start Source data

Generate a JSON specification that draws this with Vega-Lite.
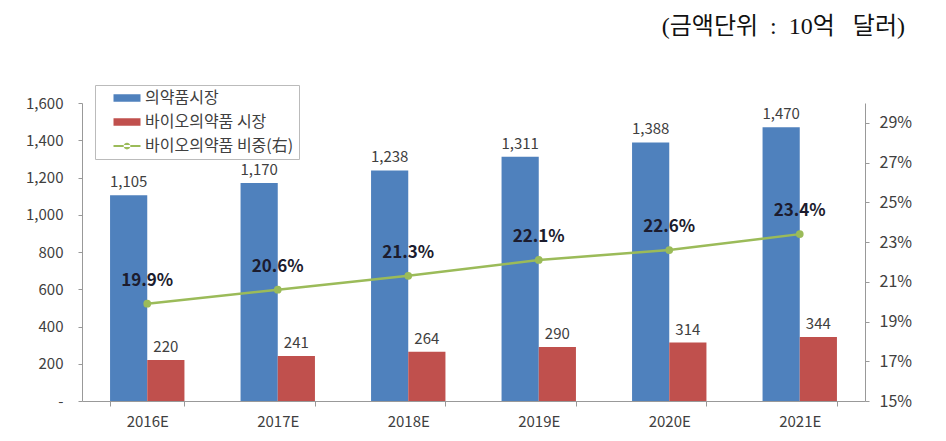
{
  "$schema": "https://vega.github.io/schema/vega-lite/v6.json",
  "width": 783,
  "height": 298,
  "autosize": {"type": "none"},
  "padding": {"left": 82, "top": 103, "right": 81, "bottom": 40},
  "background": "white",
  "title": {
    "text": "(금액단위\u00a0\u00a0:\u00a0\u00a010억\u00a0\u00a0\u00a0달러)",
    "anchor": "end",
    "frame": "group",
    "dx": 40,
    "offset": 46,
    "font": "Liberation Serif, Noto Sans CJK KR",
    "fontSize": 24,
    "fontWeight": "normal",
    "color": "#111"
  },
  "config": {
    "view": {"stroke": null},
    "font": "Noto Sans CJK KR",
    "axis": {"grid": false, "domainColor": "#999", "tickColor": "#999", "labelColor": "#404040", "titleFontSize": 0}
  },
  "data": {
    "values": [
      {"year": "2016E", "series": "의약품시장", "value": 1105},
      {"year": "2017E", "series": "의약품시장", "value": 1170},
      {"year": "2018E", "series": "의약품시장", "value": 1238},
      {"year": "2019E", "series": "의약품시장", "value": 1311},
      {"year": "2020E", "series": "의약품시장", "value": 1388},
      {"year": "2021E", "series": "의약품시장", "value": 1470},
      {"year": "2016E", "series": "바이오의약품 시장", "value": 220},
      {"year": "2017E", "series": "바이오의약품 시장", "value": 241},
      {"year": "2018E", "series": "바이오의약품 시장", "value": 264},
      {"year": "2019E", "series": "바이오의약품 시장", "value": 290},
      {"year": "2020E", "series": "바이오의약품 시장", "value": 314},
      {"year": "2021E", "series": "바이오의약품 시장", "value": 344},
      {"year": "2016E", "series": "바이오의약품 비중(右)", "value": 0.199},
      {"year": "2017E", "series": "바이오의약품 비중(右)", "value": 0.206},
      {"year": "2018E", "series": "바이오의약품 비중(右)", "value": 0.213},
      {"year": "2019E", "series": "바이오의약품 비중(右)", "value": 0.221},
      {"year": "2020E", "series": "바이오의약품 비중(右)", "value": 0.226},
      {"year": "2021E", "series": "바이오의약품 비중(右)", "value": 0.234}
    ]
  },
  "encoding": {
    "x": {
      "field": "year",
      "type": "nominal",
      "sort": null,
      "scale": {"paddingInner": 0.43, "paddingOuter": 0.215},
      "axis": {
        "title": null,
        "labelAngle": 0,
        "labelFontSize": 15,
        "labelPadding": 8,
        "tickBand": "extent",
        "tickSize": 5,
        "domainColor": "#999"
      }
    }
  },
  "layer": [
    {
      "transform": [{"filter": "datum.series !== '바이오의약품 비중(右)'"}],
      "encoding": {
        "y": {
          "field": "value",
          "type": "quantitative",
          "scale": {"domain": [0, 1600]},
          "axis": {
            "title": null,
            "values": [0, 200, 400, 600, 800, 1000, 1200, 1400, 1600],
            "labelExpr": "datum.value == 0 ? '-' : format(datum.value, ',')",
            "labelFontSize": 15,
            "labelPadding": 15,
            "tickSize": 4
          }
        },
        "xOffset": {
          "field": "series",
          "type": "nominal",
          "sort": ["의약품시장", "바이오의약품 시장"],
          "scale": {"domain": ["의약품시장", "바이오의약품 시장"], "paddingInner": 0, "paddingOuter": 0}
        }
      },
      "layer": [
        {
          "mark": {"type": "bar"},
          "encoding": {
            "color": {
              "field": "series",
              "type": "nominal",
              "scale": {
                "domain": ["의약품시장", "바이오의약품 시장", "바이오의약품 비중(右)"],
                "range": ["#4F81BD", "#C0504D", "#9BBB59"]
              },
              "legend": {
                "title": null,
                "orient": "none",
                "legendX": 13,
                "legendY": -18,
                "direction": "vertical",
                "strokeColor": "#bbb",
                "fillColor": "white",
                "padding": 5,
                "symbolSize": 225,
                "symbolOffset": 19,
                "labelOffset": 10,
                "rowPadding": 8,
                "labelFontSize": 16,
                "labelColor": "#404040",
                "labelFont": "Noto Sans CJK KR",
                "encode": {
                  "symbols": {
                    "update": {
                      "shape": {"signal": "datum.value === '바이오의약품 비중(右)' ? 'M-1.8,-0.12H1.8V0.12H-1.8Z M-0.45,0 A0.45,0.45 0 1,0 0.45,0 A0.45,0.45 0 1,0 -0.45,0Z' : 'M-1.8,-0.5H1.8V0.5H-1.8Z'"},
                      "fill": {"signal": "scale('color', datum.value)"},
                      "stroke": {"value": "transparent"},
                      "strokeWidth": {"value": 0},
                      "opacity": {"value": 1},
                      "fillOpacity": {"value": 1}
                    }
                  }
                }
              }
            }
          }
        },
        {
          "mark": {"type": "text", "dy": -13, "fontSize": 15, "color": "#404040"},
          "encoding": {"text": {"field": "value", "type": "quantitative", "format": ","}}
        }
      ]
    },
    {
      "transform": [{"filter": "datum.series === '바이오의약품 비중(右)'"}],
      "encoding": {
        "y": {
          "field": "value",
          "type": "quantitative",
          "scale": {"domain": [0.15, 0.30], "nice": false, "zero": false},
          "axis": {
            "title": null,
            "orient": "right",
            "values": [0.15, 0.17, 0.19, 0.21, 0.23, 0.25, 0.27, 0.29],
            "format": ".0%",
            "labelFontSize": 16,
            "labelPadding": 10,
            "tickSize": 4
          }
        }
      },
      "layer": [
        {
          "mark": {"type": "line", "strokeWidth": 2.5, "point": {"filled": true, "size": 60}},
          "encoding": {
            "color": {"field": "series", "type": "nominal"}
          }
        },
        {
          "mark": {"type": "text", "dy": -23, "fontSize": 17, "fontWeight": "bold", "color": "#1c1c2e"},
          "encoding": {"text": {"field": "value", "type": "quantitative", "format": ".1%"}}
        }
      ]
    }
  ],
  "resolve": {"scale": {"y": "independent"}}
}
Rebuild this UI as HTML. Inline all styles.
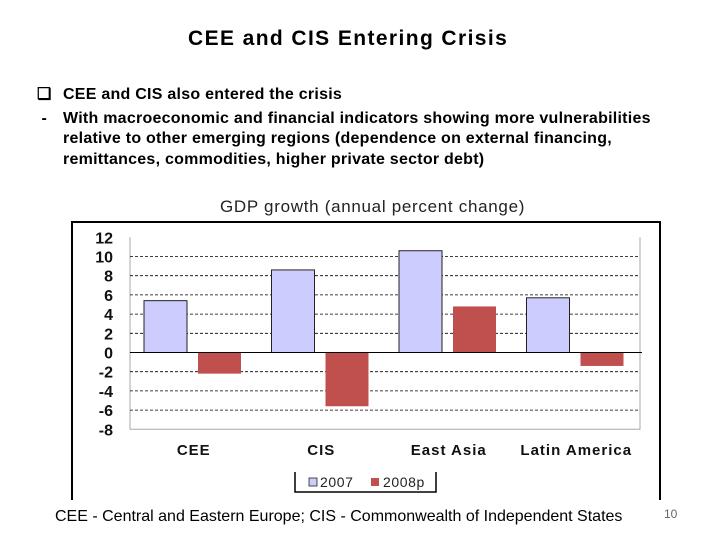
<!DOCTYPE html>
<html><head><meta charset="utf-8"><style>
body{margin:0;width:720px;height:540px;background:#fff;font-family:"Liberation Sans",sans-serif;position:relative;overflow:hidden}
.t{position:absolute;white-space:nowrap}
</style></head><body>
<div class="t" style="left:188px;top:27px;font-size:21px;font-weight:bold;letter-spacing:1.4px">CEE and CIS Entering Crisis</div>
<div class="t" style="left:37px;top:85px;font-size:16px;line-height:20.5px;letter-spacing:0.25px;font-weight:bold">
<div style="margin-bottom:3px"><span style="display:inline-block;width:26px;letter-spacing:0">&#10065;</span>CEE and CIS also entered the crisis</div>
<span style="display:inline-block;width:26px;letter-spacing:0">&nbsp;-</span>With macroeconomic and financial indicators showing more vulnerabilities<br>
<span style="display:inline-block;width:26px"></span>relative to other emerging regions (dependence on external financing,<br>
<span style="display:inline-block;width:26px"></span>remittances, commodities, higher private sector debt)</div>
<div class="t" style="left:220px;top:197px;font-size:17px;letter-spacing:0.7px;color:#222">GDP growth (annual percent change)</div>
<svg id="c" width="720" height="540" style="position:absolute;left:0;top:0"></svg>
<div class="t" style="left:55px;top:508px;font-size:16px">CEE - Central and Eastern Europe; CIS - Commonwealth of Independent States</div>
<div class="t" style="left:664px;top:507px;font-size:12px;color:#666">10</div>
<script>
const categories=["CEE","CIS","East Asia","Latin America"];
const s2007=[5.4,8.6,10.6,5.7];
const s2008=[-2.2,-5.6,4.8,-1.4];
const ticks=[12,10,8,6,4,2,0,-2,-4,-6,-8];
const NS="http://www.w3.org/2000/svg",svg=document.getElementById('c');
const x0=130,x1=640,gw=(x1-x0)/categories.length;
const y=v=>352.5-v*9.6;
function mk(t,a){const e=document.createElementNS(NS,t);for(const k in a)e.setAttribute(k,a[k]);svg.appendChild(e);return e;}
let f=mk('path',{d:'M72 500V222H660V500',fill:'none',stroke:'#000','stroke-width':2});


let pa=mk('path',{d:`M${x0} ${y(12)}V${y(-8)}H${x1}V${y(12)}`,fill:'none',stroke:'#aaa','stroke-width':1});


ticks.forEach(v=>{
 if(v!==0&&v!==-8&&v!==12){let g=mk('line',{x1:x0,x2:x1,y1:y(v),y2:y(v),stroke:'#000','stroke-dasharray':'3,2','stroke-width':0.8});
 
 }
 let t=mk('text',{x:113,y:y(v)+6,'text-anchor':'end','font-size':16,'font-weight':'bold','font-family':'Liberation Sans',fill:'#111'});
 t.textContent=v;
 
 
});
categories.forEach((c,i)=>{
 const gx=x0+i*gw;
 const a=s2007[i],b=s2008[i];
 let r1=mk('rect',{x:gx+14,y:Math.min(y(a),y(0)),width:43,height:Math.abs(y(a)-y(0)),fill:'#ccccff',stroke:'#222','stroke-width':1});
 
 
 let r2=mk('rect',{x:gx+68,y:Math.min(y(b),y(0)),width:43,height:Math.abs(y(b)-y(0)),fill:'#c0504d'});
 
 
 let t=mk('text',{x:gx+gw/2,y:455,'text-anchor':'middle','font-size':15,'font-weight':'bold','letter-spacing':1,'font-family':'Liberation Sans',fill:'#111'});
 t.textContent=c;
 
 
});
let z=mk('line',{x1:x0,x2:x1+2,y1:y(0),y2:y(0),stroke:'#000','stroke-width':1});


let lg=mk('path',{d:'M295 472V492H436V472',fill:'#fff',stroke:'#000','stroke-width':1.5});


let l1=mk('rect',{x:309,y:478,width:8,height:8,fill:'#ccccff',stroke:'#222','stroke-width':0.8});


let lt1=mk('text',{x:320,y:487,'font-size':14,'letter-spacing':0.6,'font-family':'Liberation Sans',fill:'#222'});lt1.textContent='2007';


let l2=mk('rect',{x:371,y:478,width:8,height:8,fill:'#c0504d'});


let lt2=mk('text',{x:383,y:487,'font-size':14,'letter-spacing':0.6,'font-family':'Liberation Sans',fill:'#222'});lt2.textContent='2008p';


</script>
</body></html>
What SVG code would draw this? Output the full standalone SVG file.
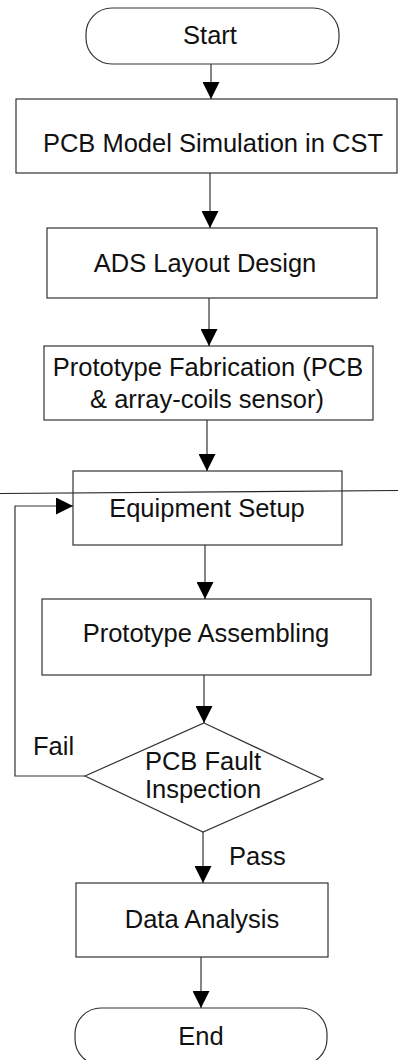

end Source data

In the records above, find the lines containing "this" and copy them.

Generate a JSON specification that draws this with Vega-Lite.
Rebuild this UI as HTML. Inline all styles.
What SVG code would draw this? Output the full standalone SVG file.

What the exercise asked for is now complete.